To call myself a French chef would be inaccurate. To call myself an Indian chef would be completely stupid, because I don't even make Indian food. But I like to absorb my environment, and make what I can out of that. I use the word "mindful" a lot, and I don't even want that to be taken literally. As soon as a chef or anybody for that matter starts to categorize your style, you limit yourself. I've been going to every farmer's market I can find in New York and speaking to every chef. I spoke to everyone about what they like to eat, because I never really fed people here. So maybe you could say my style is artistic and personal. There's a lot of reflection and retrospection.

What's a classic Indian dish that has inspired the way you cook?

I'll never forget my first phuchki, it's this wafer you put chickpeas and potatoes into, then dip in spicy water.

Oh, pani puri! 

Yes, in Calcutta they call it a phuchki. In the foreword of my book, a friend writes about the first experience of eating one. There's crunchy and spicy, there's a little bit of sweet because you have tamarind purée, then the chickpea gives you what a cheese would usually give you. The guy — I used to go to the same guy until I got violently ill — he knew how to prepare it just for me, and my nickname became phuchki. For me, it's poetic.

There's even something poetic about getting sick afterwards, 'cause it's not going to make you stop eating it. 
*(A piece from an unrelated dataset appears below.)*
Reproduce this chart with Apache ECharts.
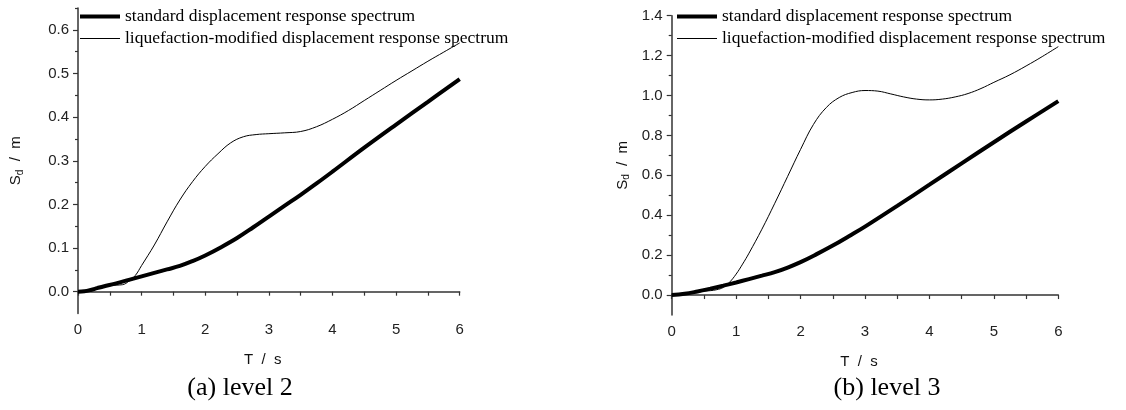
<!DOCTYPE html>
<html>
<head>
<meta charset="utf-8">
<script src="https://cdn.jsdelivr.net/npm/echarts@6/dist/echarts.min.js"></script>
<style>
  html, body { margin: 0; padding: 0; background: #fff; }
  #main { width: 1126px; height: 410px; }
</style>
</head>
<body>
<div id="main"></div>
<script>
// level 2 - standard spectrum
var tStdA = [0, 0.1, 0.2, 0.3, 0.4, 0.6, 0.8, 1.0, 1.2, 1.4, 1.6, 1.8, 2.0, 2.25, 2.5, 2.75, 3.0, 3.25, 3.5, 3.75, 4.0, 4.5, 5.0, 5.5, 6.0];
var sdStdA = [0, 0.001, 0.004, 0.008, 0.012, 0.019, 0.027, 0.035, 0.043, 0.051, 0.059, 0.07, 0.083, 0.102, 0.123, 0.147, 0.172, 0.197, 0.222, 0.248, 0.275, 0.33, 0.383, 0.435, 0.487];
// level 2 - liquefaction-modified
var tLiqA = [0, 0.1, 0.2, 0.3, 0.4, 0.5, 0.6, 0.7, 0.8, 0.9, 1.0, 1.2, 1.4, 1.6, 1.8, 2.0, 2.2, 2.4, 2.6, 2.8, 3.0, 3.25, 3.5, 3.75, 4.0, 4.25, 4.5, 4.75, 5.0, 5.25, 5.5, 5.75, 6.0];
var sdLiqA = [0, 0.001, 0.004, 0.008, 0.012, 0.014, 0.015, 0.016, 0.024, 0.037, 0.06, 0.107, 0.16, 0.21, 0.252, 0.287, 0.316, 0.341, 0.355, 0.36, 0.362, 0.364, 0.367, 0.378, 0.395, 0.415, 0.438, 0.461, 0.484, 0.506, 0.528, 0.549, 0.57];

// level 3 - standard spectrum
var tStdB = [0, 0.2, 0.4, 0.6, 0.8, 1.0, 1.2, 1.4, 1.6, 1.8, 2.0, 2.25, 2.5, 2.75, 3.0, 3.5, 4.0, 4.5, 5.0, 5.5, 6.0];
var sdStdB = [0, 0.006, 0.018, 0.032, 0.047, 0.063, 0.08, 0.097, 0.115, 0.138, 0.165, 0.205, 0.248, 0.295, 0.343, 0.447, 0.553, 0.66, 0.766, 0.87, 0.972];
// level 3 - liquefaction-modified
var tLiqB = [0, 0.2, 0.4, 0.5, 0.6, 0.7, 0.8, 0.9, 1.0, 1.1, 1.2, 1.4, 1.6, 1.8, 2.0, 2.2, 2.4, 2.6, 2.8, 3.0, 3.2, 3.4, 3.6, 3.8, 4.0, 4.2, 4.4, 4.6, 4.8, 5.0, 5.25, 5.5, 5.75, 6.0];
var sdLiqB = [0, 0.006, 0.017, 0.02, 0.022, 0.027, 0.038, 0.065, 0.105, 0.155, 0.21, 0.33, 0.46, 0.595, 0.73, 0.855, 0.94, 0.99, 1.015, 1.025, 1.022, 1.008, 0.993, 0.982, 0.978, 0.982, 0.993, 1.01, 1.035, 1.066, 1.104, 1.148, 1.195, 1.245];

// tick labels
var yTicksA = [0, 0.1, 0.2, 0.3, 0.4, 0.5, 0.6];
var yMinorA = [0.05, 0.15, 0.25, 0.35, 0.45, 0.55, 0.65];
var yTicksB = [0, 0.2, 0.4, 0.6, 0.8, 1.0, 1.2, 1.4];
var yMinorB = [0.1, 0.3, 0.5, 0.7, 0.9, 1.1, 1.3];

var nameStd = 'standard displacement response spectrum';
var nameLiq = 'liquefaction-modified displacement response spectrum';

function pairs(xs, ys) {
    var out = [];
    for (var i = 0; i < xs.length; i++) out.push([xs[i], ys[i]]);
    return out;
}

var sans = 'Liberation Sans';
var serif = 'Liberation Serif';
var axisColor = '#333';

function xAxisCfg(grid) {
    return {
        type: 'value', gridIndex: grid, min: 0, max: 6, interval: 1,
        name: 'T  /  s', nameLocation: 'middle', nameGap: 39,
        nameTextStyle: { fontFamily: sans, fontSize: 15, color: '#111', padding: [0, 12, 0, 0] },
        axisLine: { show: true, lineStyle: { color: axisColor, width: 1.5 } },
        axisTick: { show: true, length: 4, lineStyle: { color: axisColor, width: 1.2 } },
        minorTick: { show: true, splitNumber: 2, length: 4, lineStyle: { color: axisColor, width: 1.2 } },
        axisLabel: { fontFamily: sans, fontSize: 15, color: '#222', margin: 9 },
        splitLine: { show: false }
    };
}

function yAxisCfg(grid, min, max, ticks, gap) {
    return {
        type: 'value', gridIndex: grid, min: min, max: max, position: 'left',
        name: '{a|S}{b|d}{a|  /  m}', nameLocation: 'middle', nameGap: gap,
        nameTextStyle: {
            color: '#111',
            rich: {
                a: { fontFamily: sans, fontSize: 15, color: '#111' },
                b: { fontFamily: sans, fontSize: 10, color: '#111', padding: [8, 0, 0, 0] }
            }
        },
        axisLine: { show: true, onZero: false, lineStyle: { color: axisColor, width: 1.5 } },
        axisTick: { show: true, length: 5, customValues: ticks, lineStyle: { color: axisColor, width: 1.2 } },
        axisLabel: {
            fontFamily: sans, fontSize: 15, color: '#222', margin: 9, customValues: ticks,
            formatter: function (v) { return v.toFixed(1); }
        },
        splitLine: { show: false }
    };
}

function yMinorCfg(grid, min, max, ticks) {
    return {
        type: 'value', gridIndex: grid, min: min, max: max, position: 'left', offset: 0,
        axisLine: { show: false },
        axisTick: { show: true, length: 3, customValues: ticks, lineStyle: { color: axisColor, width: 1.2 } },
        axisLabel: { show: false },
        splitLine: { show: false }
    };
}

function lineSeries(name, xi, yi, data, width) {
    return {
        name: name, type: 'line', xAxisIndex: xi, yAxisIndex: yi,
        data: data, smooth: 0.4, symbol: 'none', silent: true,
        lineStyle: { color: '#000', width: width }, itemStyle: { color: '#000' }
    };
}

// legend icons: flat bars, kept at their aspect inside 40x14
function legendCfg(left) {
    return {
        orient: 'vertical', left: left, top: 7.5, padding: 0,
        itemWidth: 40, itemHeight: 14, itemGap: 4,
        selectedMode: false, symbolKeepAspect: true,
        textStyle: { fontFamily: serif, fontSize: 17.5, color: '#000', lineHeight: 16 },
        data: [
            { name: nameStd, icon: 'path://M0,0L40,0L40,4L0,4Z', itemStyle: { color: '#000' } },
            { name: nameLiq, icon: 'path://M0,0L40,0L40,1L0,1Z', itemStyle: { color: '#000' } }
        ]
    };
}

var chart = echarts.init(document.getElementById('main'), null, { renderer: 'canvas' });

chart.setOption({
    backgroundColor: '#fff',
    animation: false,
    grid: [
        { left: 78, top: 8, width: 381.7, height: 305.5 },
        { left: 671.7, top: 15.7, width: 386.6, height: 299.3 }
    ],
    legend: [legendCfg(80), legendCfg(677)],
    xAxis: [xAxisCfg(0), xAxisCfg(1)],
    yAxis: [
        yAxisCfg(0, -0.05, 0.65, yTicksA, 53),
        yMinorCfg(0, -0.05, 0.65, yMinorA),
        yAxisCfg(1, -0.1, 1.4, yTicksB, 40),
        yMinorCfg(1, -0.1, 1.4, yMinorB)
    ],
    series: [
        lineSeries(nameStd, 0, 0, pairs(tStdA, sdStdA), 4),
        lineSeries(nameLiq, 0, 0, pairs(tLiqA, sdLiqA), 1),
        lineSeries(nameStd, 1, 2, pairs(tStdB, sdStdB), 4),
        lineSeries(nameLiq, 1, 2, pairs(tLiqB, sdLiqB), 1)
    ],
    graphic: [
        { type: 'text', x: 240, y: 388, style: { text: '(a) level 2', font: '26px "Liberation Serif"', fill: '#000', textAlign: 'center', textVerticalAlign: 'middle' } },
        { type: 'text', x: 887, y: 388, style: { text: '(b) level 3', font: '26px "Liberation Serif"', fill: '#000', textAlign: 'center', textVerticalAlign: 'middle' } }
    ]
});
</script>
</body>
</html>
You will go back for more. Even post-giardia, or whatever the hell you get. And their hands are dirty, their nails are all crusty, they look like they haven't showered in a very long time but you're just like...

Yeah, sometimes their fingers are missing, okay? It is not a pretty thing.
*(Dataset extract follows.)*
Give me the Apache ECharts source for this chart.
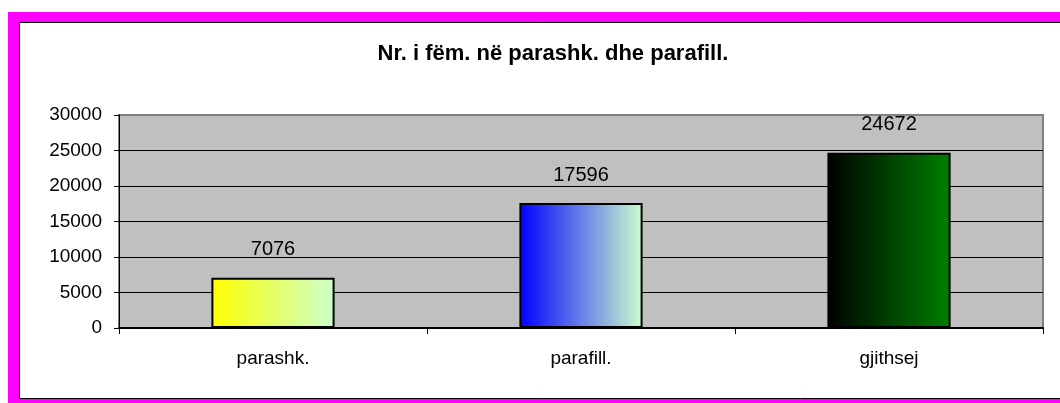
<!DOCTYPE html>
<html><head><meta charset="utf-8">
<script src="https://cdn.jsdelivr.net/npm/echarts@6/dist/echarts.min.js"></script>
<style>html,body{margin:0;padding:0;background:#fff}#c{width:1060px;height:403px}</style>
</head><body><div id="c"></div>
<script>
var titleText = 'Nr. i fëm. në parashk. dhe parafill.';
var categories = ['parashk.', 'parafill.', 'gjithsej'];
var values = [7076, 17596, 24672];
var yTicks = [0, 5000, 10000, 15000, 20000, 25000, 30000];
var gradStops = [
  ['#FFFF00', '#CCFFCC'],
  ['#0000FF', '#CCFFCC'],
  ['#000000', '#008000']
];
var FONT = '"Liberation Sans", Arial, sans-serif';
var chart = echarts.init(document.getElementById('c'), null, {renderer: 'canvas'});
chart.setOption({
  animation: false,
  backgroundColor: '#fff',
  graphic: [
    {type: 'rect', z: -10, silent: true, shape: {x: 8, y: 12, width: 1070, height: 402}, style: {fill: '#FF00FF'}},
    {type: 'rect', z: -9, silent: true, shape: {x: 19.5, y: 22.5, width: 1060, height: 376}, style: {fill: '#fff', stroke: '#000', lineWidth: 1}}
  ],
  title: {
    text: titleText, left: 548, top: 38, textAlign: 'center',
    textStyle: {fontFamily: FONT, fontSize: 22, fontWeight: 'bold', color: '#000'}
  },
  grid: {
    left: 119, top: 115, width: 924, height: 213,
    show: true, backgroundColor: '#C0C0C0', borderColor: '#808080', borderWidth: 2
  },
  xAxis: {
    type: 'category', data: categories,
    axisLine: {lineStyle: {color: '#000', width: 2}},
    axisTick: {show: true, length: 6, lineStyle: {color: '#000'}},
    axisLabel: {fontFamily: FONT, fontSize: 19, color: '#000', margin: 21}
  },
  yAxis: {
    type: 'value', min: yTicks[0], max: yTicks[yTicks.length - 1], interval: yTicks[1] - yTicks[0],
    axisLine: {show: true, lineStyle: {color: '#000', width: 1}},
    axisTick: {show: true, length: 5, lineStyle: {color: '#000'}},
    axisLabel: {fontFamily: FONT, fontSize: 19, color: '#000', margin: 17,
      formatter: function (v) { return String(v); }},
    splitLine: {show: true, showMaxLine: false, lineStyle: {color: '#000', width: 1}}
  },
  series: [{
    type: 'bar', barWidth: '40%',
    data: values.map(function (v, i) {
      return {
        value: v,
        itemStyle: {
          color: new echarts.graphic.LinearGradient(0, 0, 1, 0, [
            {offset: 0, color: gradStops[i][0]},
            {offset: 1, color: gradStops[i][1]}
          ]),
          borderColor: '#000', borderWidth: 2
        }
      };
    }),
    label: {show: true, position: 'top', distance: 18, fontFamily: FONT, fontSize: 20, color: '#000'}
  }]
});
</script></body></html>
I love that you know that. But those flavors, you can't compete with the product.

Speaking of crazy things, you've decided to bring brunch to a city that couldn't care less about fancy egg dishes. How's it going? Are Indians ordering Bloody Marys?
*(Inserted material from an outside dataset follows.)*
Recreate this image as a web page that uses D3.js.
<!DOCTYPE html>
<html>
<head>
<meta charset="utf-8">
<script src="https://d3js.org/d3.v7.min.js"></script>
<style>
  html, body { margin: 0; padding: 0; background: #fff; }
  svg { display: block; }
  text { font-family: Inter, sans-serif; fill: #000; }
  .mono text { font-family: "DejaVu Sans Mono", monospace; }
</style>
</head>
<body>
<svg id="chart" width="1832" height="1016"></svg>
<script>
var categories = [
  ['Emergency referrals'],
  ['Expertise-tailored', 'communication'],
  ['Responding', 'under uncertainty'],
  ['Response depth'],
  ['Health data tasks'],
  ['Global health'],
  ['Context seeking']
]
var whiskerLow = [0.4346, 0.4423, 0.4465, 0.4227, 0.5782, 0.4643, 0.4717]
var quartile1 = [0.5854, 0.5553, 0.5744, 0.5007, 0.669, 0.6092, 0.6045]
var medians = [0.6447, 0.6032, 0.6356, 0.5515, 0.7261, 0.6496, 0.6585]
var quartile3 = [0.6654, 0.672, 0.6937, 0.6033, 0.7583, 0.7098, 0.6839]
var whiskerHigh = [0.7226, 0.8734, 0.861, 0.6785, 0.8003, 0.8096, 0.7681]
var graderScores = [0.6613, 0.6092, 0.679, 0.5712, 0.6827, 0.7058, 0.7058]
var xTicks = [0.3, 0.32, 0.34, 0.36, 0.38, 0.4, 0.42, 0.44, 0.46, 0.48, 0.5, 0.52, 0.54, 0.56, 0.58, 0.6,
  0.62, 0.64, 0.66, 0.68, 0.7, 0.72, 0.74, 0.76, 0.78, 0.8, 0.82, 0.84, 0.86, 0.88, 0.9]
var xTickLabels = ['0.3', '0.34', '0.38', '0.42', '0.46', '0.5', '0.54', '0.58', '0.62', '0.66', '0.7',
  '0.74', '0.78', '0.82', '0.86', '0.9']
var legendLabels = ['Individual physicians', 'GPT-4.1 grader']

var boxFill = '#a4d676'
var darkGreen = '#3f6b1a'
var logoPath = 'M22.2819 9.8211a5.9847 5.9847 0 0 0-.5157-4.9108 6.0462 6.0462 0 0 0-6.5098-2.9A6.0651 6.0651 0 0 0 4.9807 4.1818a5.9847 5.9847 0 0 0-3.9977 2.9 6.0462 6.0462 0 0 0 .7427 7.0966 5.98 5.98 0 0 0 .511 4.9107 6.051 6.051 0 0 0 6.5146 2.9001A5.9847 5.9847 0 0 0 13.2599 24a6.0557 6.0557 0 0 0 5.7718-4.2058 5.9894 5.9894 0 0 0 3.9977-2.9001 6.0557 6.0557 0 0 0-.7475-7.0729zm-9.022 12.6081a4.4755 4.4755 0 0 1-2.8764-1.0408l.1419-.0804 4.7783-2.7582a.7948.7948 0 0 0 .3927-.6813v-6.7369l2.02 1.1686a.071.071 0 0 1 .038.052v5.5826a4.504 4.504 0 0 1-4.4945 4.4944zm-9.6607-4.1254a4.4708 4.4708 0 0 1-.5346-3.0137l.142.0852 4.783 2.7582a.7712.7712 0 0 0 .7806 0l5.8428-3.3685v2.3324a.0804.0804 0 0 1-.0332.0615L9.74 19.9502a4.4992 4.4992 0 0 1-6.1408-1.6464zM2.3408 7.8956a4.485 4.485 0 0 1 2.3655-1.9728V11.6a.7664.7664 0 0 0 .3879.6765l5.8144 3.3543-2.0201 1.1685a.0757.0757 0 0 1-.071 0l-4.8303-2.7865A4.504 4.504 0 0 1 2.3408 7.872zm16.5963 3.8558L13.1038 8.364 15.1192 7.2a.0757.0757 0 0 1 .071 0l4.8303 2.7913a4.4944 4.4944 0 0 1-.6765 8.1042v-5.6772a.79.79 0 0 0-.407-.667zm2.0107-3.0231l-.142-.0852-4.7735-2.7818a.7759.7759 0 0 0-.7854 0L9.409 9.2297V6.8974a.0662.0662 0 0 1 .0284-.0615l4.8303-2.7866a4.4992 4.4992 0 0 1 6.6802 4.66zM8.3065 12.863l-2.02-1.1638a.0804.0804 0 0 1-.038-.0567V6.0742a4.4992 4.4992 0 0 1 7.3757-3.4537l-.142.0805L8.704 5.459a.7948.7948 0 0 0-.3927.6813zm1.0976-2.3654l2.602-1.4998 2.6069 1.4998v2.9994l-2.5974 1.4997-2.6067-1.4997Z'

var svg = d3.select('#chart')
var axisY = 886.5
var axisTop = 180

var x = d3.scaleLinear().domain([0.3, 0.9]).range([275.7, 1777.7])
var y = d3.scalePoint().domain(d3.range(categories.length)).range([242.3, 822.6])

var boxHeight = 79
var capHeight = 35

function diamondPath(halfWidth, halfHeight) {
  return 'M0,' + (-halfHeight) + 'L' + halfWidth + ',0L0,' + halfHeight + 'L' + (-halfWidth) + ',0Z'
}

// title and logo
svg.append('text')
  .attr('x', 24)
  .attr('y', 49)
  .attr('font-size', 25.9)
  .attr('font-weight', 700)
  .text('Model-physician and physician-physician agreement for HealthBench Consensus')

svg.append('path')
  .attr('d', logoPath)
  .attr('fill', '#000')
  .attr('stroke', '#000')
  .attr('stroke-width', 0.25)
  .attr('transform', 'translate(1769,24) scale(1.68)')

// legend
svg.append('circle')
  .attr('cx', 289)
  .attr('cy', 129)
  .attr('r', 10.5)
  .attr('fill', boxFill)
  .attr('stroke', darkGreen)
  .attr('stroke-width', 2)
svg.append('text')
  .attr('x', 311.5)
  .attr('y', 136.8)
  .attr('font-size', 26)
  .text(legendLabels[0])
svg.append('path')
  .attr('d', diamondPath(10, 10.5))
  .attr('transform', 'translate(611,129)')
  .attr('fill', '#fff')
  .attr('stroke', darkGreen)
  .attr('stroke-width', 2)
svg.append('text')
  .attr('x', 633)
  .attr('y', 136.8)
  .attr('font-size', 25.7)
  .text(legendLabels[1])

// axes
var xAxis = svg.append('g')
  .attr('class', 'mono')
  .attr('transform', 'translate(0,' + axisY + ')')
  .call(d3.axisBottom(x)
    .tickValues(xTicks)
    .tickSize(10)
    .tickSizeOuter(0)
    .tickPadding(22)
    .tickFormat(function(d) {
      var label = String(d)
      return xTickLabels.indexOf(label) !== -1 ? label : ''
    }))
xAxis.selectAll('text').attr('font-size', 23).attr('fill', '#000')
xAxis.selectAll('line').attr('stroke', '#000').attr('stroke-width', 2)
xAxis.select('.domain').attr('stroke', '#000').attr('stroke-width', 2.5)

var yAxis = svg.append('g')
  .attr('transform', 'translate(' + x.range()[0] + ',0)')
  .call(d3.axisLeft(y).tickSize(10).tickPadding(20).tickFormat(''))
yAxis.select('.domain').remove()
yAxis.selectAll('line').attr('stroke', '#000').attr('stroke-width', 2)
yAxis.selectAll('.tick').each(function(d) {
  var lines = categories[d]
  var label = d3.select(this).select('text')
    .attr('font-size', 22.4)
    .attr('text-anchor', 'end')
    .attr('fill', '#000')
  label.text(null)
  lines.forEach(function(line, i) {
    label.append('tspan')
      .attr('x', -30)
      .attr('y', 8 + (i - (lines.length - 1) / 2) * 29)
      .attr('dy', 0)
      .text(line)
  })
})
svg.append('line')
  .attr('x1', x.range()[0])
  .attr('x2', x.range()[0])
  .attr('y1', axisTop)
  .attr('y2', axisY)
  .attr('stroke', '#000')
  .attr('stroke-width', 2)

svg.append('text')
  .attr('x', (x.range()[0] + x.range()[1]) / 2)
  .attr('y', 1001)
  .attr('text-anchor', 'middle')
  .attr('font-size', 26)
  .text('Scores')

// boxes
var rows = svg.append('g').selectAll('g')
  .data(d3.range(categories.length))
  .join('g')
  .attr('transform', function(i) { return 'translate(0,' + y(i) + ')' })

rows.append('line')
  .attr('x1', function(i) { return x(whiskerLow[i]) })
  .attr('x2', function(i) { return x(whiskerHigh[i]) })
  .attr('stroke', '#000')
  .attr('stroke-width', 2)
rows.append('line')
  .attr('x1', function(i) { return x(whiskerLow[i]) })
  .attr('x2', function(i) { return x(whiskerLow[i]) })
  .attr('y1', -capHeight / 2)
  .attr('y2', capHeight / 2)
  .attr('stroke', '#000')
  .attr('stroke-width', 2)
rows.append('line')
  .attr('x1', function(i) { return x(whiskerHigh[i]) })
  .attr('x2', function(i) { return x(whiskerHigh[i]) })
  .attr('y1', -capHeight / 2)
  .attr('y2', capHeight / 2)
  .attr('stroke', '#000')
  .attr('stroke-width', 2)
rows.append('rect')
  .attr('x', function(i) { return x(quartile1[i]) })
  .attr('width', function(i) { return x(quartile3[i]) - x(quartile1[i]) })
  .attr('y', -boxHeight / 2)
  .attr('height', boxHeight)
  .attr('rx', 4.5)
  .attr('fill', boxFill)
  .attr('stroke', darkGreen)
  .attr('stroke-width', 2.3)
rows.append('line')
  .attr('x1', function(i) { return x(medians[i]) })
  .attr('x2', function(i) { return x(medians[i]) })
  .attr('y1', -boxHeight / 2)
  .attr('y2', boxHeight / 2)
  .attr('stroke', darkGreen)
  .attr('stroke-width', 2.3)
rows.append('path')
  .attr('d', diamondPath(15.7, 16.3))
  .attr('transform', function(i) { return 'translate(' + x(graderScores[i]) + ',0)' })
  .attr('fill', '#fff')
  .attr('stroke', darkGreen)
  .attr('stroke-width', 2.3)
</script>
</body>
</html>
Everything we've done has come with so much resistance. I always say what seems like the worst thing that could be possibly happening to you is the absolute best thing. It's not like I look for resistance or controversy, but people say to me, "You're doing brunch in Delhi? It's never going to work." I've found that in India, everyone wants to contradict in order to be "part of it." They feel like if they're contradicting, they're teaching you something important. So when I was starting brunch, people said, "Nobody in Delhi is going to wake up on Sunday, no one likes eggs, no one likes breakfast, who are you, who do you think you are, why do you think you can start brunch in this country when no one else has?" I was like, that doesn't even make any sense!

Right now in cities, if there is brunch, it's usually in a hotel and it's a buffet. I do it fresh to order. Now our brunch is buzzing with people, we do live music, we do eggs Benedict with pork belly slices and Hollandaise, all kinds of fun things. People who didn't know about brunch are crazy about it. As for the Bloodies? They love spice, so it's perfect — we even make our own celery salt.

What other food trend has hit Indian cities in a surprising way?

Cupcakes.

Get out. 

Yeah, for a while. But I think it's getting better now. We do red velvet at the restaurant just as a fun, silly thing. But it's a serious money-making machine. We did cronuts for fun, too, for a little while.

If somebody told you you were going to an Indian fusion restaurant here in New York, what would you expect and would you maybe suggest Italian food instead?

Yes, I definitely would. I'm not down with fusion, I think it's contrived. Again, that's assigning a category to something, which I try not to do, and that's a very weird category.

Back to that Beard dinner: how proud was your dad? He was shaking everybody's hand, and putting his arm around people and taking pictures, he looked like he was having the time of his life.

He was? Okay, good! I didn't get to see all of that. He was really tired by the time I got to him. I'm like, "Aren't you gonna tell me you're proud of me or something?" He was just like "whatever." It's funny because I used to be an engineer and when I changed course to become a chef it took him a while to be okay with it, but he totally got on board and my parents have been super-supportive.